Selleck might be compared to actors such as Sean Connery, Russell Crowe, or Clint Eastwood. Or even perhaps Tom Hanks. But we wouldn't be making this comparison, if Selleck hadn't upped the ante. Selleck's Jesse Stone is a brooding, thoughtful, emotionally subtle persona, with real depth. He's able to convey delicate shades of sensibility with small, economic gestures and movements and intonations of voice. Like Parker's deft dialogue scenes, he transmits irony and frustration and amusement with deft pacing and queues. Physically, Selleck is big, but fit, but there's no attempt to make him seem physically dominating.
It isn't easy to bring life to a character who speaks little, and thinks a lot. Private investigators in fiction tend to speculate and calculate--they're figuring out plots and uncovering secrets. But cinema is about action. The Jesse Stone franchise doesn't rely on action, or violence, or big slushy romantic entanglements. It's all about poise and negotiation and authenticity. Stone can wrestle and even kill when he has to, but he's a little like Richard Boone in Have Gun Will Travel, who would "prefer to avoid violence" but is fully prepared to engage in it, should the need be.

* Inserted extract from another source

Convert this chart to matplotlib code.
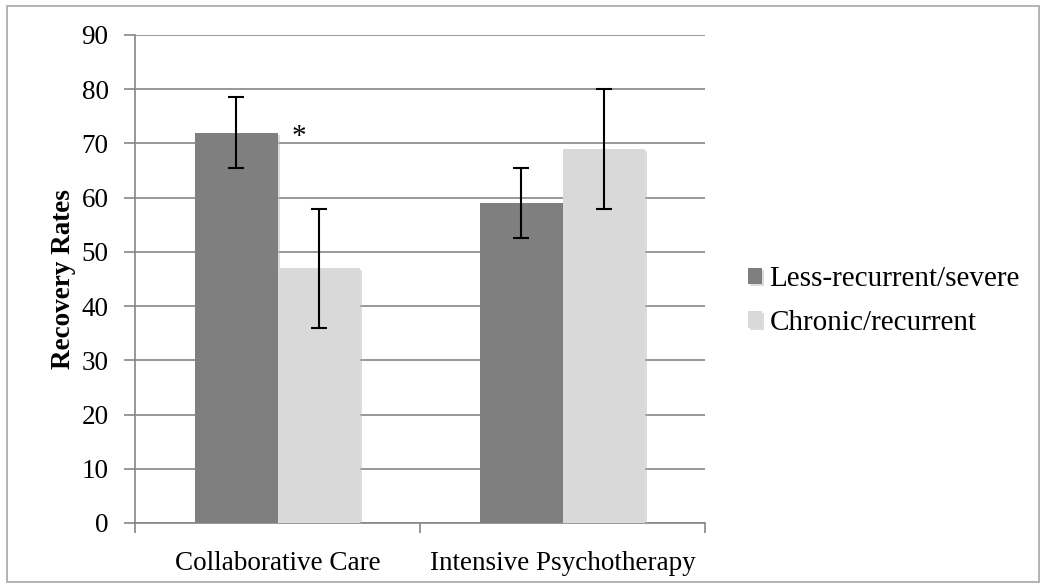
import numpy as np
import matplotlib.pyplot as plt
from matplotlib.patches import Rectangle
import matplotlib.patheffects as pe

categories = ['Collaborative Care', 'Intensive Psychotherapy']
series = ['Less-recurrent/severe', 'Chronic/recurrent']
less_recurrent = [72, 59]
less_err = [6.5, 6.5]
chronic = [47, 69]
chronic_err = [11, 11]
colors = ['#7f7f7f', '#d9d9d9']

plt.rcParams['font.family'] = ['Liberation Serif', 'DejaVu Serif']

fig = plt.figure(figsize=(10.45, 5.87), dpi=100)
ax = fig.add_axes([135 / 1045, 1 - 523 / 587, 570 / 1045, 488 / 587])

x = np.arange(len(categories))
w = 0.288
shadow = [pe.SimplePatchShadow(offset=(1.5, -1.5), shadow_rgbFace='#bbbbbb', alpha=0.5), pe.Normal()]
b1 = ax.bar(x - w / 2, less_recurrent, w, color=colors[0], zorder=3, label=series[0], path_effects=shadow)
b2 = ax.bar(x + w / 2, chronic, w, color=colors[1], zorder=3, label=series[1], path_effects=shadow)
ax.errorbar(x - w / 2, less_recurrent, yerr=less_err, fmt='none', ecolor='black',
            elinewidth=1.5, capsize=6, capthick=1.5, zorder=4)
ax.errorbar(x + w / 2, chronic, yerr=chronic_err, fmt='none', ecolor='black',
            elinewidth=1.5, capsize=6, capthick=1.5, zorder=4)

# significance marker
ax.text(x[0] + 0.075, less_recurrent[0] - 0.8, '*', fontsize=21, ha='center', va='center', zorder=5)

ax.set_xlim(-0.5, 1.5)
ax.set_ylim(0, 90)
ax.set_yticks(range(0, 91, 10))
ax.yaxis.grid(True, color='#868686', linewidth=1.2, zorder=0)
ax.set_axisbelow(True)

ax.set_xticks(x)
ax.set_xticklabels(categories, fontsize=19.5)
ax.tick_params(axis='x', length=0, pad=20)
ax.set_xticks([-0.5, 0.5, 1.5], minor=True)
ax.tick_params(axis='x', which='minor', length=7, color='#868686', width=1.2)
ax.tick_params(axis='y', length=8, color='#868686', width=1.2, labelsize=19.5, pad=11)

for s in ['top', 'right']:
    ax.spines[s].set_visible(False)
for s in ['left', 'bottom']:
    ax.spines[s].set_color('#868686')
    ax.spines[s].set_linewidth(1.2)

ax.set_ylabel('Recovery Rates', fontsize=19.5, fontweight='bold', labelpad=4)

ax.legend(handles=[b1, b2], loc='center left', bbox_to_anchor=(1.029, 0.455), frameon=False,
          fontsize=21, handlelength=0.5, handleheight=0.5, handletextpad=0.25, labelspacing=0.6)

fig.patches.append(Rectangle((7 / 1045, 5 / 587), 1032 / 1045, 576 / 587, transform=fig.transFigure,
                             fill=False, edgecolor='#a6a6a6', linewidth=1.2))

fig.savefig('out.png', dpi=100)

Sellect communicates this sense of fortitude and smoldering resentment barely held in check. Frustrated in not being able to make it to the big leagues as a pro ball player, betrayed by his x-wife, fired from his job as a police investigator, he's a refugee from fate, without self-pity, and without excuses, too crusty to admit weakness, but smart enough to know when he's wrong, and still committed to getting the bad guys, while not allowing himself to be seduced into bureaucratic corruption, no matter how petty.
Alone with his depression, sipping scotch and talking with Reggie, his Golden Retriever, isolated on a little islet house connected to land with a narrow-walkway, he perseveres in his campaign against his own hopelessness and the evil that threatens to eat away at the picturesque idyllic little seaside community he watches over.

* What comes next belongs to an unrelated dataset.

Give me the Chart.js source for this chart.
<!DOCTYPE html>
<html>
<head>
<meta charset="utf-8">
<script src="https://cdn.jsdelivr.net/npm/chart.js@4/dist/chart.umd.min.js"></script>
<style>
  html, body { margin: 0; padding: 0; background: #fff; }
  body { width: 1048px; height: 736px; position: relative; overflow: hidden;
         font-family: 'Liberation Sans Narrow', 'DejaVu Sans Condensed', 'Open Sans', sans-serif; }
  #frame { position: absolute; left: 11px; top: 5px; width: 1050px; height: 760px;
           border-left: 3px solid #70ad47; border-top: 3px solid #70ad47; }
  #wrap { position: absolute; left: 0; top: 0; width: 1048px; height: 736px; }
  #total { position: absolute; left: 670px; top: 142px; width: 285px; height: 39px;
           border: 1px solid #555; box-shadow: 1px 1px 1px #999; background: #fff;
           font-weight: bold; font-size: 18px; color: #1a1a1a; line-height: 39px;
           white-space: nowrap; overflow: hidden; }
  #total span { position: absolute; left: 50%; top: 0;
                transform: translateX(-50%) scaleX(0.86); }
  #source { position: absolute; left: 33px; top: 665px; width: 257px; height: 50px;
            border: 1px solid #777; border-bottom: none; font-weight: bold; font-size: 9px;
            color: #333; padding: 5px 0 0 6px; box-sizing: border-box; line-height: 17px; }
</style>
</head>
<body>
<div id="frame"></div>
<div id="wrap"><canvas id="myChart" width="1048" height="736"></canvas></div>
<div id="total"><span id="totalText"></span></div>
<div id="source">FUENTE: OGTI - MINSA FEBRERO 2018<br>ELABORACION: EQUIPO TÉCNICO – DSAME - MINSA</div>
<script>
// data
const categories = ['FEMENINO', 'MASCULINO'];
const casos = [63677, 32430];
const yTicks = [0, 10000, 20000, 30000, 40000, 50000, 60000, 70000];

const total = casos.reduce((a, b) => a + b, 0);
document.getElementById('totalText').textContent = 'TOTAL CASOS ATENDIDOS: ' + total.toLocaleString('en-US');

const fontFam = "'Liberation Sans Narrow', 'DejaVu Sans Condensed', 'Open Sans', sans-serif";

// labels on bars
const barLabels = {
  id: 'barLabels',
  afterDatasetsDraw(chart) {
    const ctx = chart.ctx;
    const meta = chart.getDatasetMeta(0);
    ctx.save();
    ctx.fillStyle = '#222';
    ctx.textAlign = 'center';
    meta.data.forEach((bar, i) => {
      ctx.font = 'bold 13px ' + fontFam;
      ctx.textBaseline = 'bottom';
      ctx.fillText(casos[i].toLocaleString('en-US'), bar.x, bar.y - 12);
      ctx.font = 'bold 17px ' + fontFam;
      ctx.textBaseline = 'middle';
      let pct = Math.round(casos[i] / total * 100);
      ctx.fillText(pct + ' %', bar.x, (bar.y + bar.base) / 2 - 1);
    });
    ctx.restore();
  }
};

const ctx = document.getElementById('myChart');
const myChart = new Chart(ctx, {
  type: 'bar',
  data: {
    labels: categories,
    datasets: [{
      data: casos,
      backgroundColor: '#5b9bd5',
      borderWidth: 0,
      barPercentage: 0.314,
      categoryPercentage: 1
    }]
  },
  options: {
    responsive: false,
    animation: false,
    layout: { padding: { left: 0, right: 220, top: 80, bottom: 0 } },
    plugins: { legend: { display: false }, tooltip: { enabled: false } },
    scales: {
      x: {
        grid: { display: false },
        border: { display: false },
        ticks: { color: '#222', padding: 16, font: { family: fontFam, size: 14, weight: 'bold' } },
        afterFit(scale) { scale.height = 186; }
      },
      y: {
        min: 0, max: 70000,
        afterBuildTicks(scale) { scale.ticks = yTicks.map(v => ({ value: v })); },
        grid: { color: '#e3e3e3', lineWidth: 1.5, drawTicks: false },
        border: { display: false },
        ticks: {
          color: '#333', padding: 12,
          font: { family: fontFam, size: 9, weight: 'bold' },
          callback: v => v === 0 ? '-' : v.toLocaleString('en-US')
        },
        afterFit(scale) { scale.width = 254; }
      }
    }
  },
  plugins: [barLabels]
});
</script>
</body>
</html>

Now, in the television series Blue Bloods [2010- ], in which he plays New York City Police Commissioner, he's expanded his new range with an even larger character, one not only with a difficult past, but with complex, public, and significant issue-driven tests. He's as good here, as he is in the Jesse Stone pictures, but perhaps a bit less attractive, since he's playing a high-profile urban executive, instead of a common man in a small place. It's no secret that some of Selleck's personal political points of view have found their way into these important dramatic productions. Self-reliance, shouldering tough burdens without giving up, and without compromising personal values--are clearly on the agenda. Selleck now produces the Jesse Stone series, so presumably it carries a fair load of his input.

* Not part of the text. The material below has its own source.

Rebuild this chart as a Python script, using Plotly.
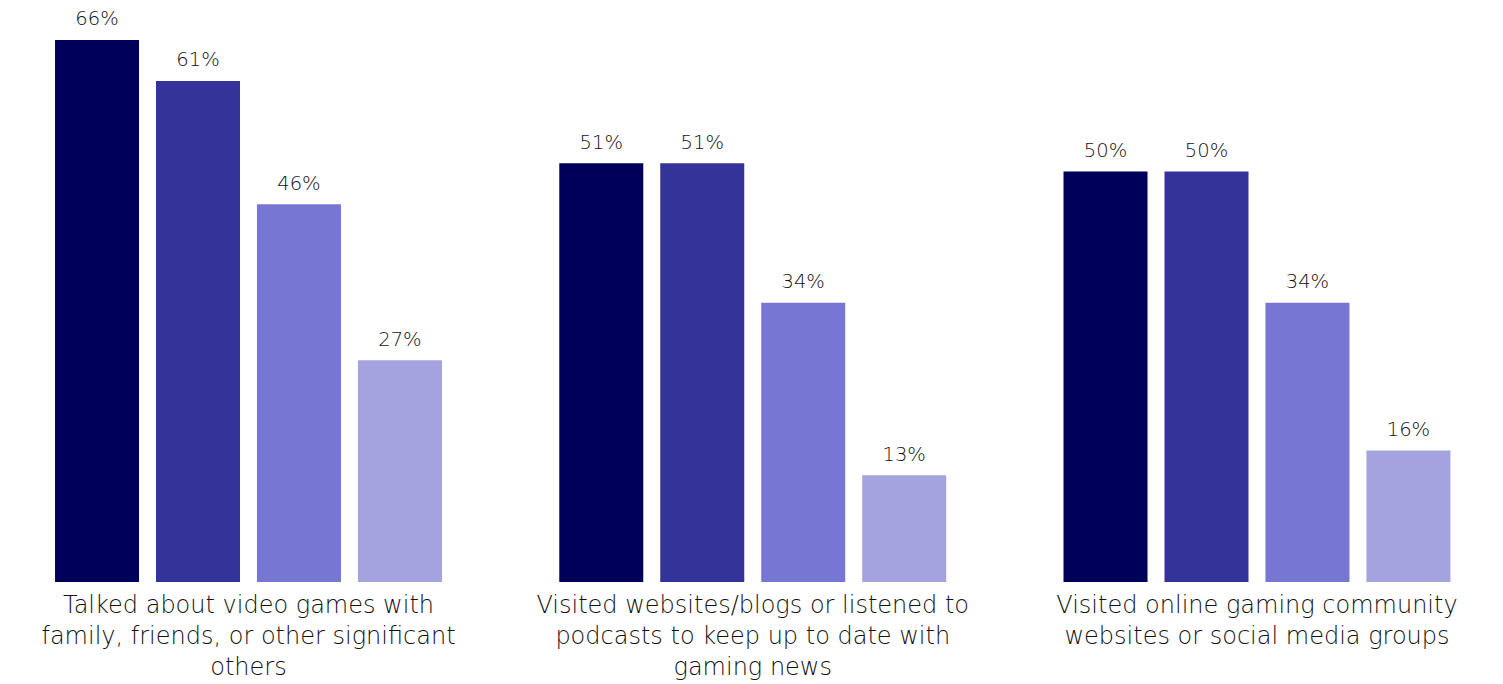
import plotly.graph_objects as go

# Survey activities (x-axis categories)
categories = [
    "Talked about video games with<br>family, friends, or other significant<br>others",
    "Visited websites/blogs or listened to<br>podcasts to keep up to date with<br>gaming news",
    "Visited online gaming community<br>websites or social media groups",
]

# Share of respondents per group (%), four groups per activity
group_1 = [66, 51, 50]
group_2 = [61, 51, 50]
group_3 = [46, 34, 34]
group_4 = [27, 13, 16]

series = [group_1, group_2, group_3, group_4]
colors = ["#00005a", "#333399", "#7777d3", "#a3a3e0"]

FONT = "DejaVu Sans"
TEXT_COLOR = "#111111"

fig = go.Figure()
for i, (vals, col) in enumerate(zip(series, colors)):
    grp = f"g{i}"
    fig.add_trace(go.Bar(
        x=categories,
        y=vals,
        offsetgroup=grp,
        marker=dict(color=col, line=dict(width=0)),
        showlegend=False,
        hoverinfo="skip",
    ))
    # value labels, placed above each bar in the same offset group
    fig.add_trace(go.Scatter(
        x=categories,
        y=vals,
        offsetgroup=grp,
        mode="markers+text",
        marker=dict(size=14, color="rgba(0,0,0,0)"),
        text=[f"{v}%" for v in vals],
        textposition="top center",
        textfont=dict(family=FONT, size=19.5, color=TEXT_COLOR, weight=300),
        cliponaxis=False,
        showlegend=False,
        hoverinfo="skip",
    ))

fig.update_layout(
    width=1503,
    height=684,
    margin=dict(l=0, r=0, t=0, b=102),
    paper_bgcolor="white",
    plot_bgcolor="white",
    barmode="group",
    scattermode="group",
    bargap=0.199,
    scattergap=0.199,
    bargroupgap=0.168,
    font=dict(family=FONT, color=TEXT_COLOR),
)
fig.update_xaxes(
    range=[-0.4928, 2.4879],
    showgrid=False,
    showline=False,
    zeroline=False,
    ticks="",
    ticklabelstandoff=6,
    tickfont=dict(family=FONT, size=24, color=TEXT_COLOR, weight=300),
    automargin=False,
)
fig.update_yaxes(
    range=[0, 70.87],
    visible=False,
    showgrid=False,
    zeroline=False,
)

fig.write_html("out.html")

Selleck is officially a political conservative, something of an anomaly in Hollywood. A case could certainly be made that Blue Bloods is about supporting your local police department. But the Jesse Stone franchise--currently on its ninth iteration--is just very good entertainment, with very good acting. It's quietly raised the standard for the generic noir whodunit. It's easy to get hooked on, so embark at your peril. You might fall in love with this guy.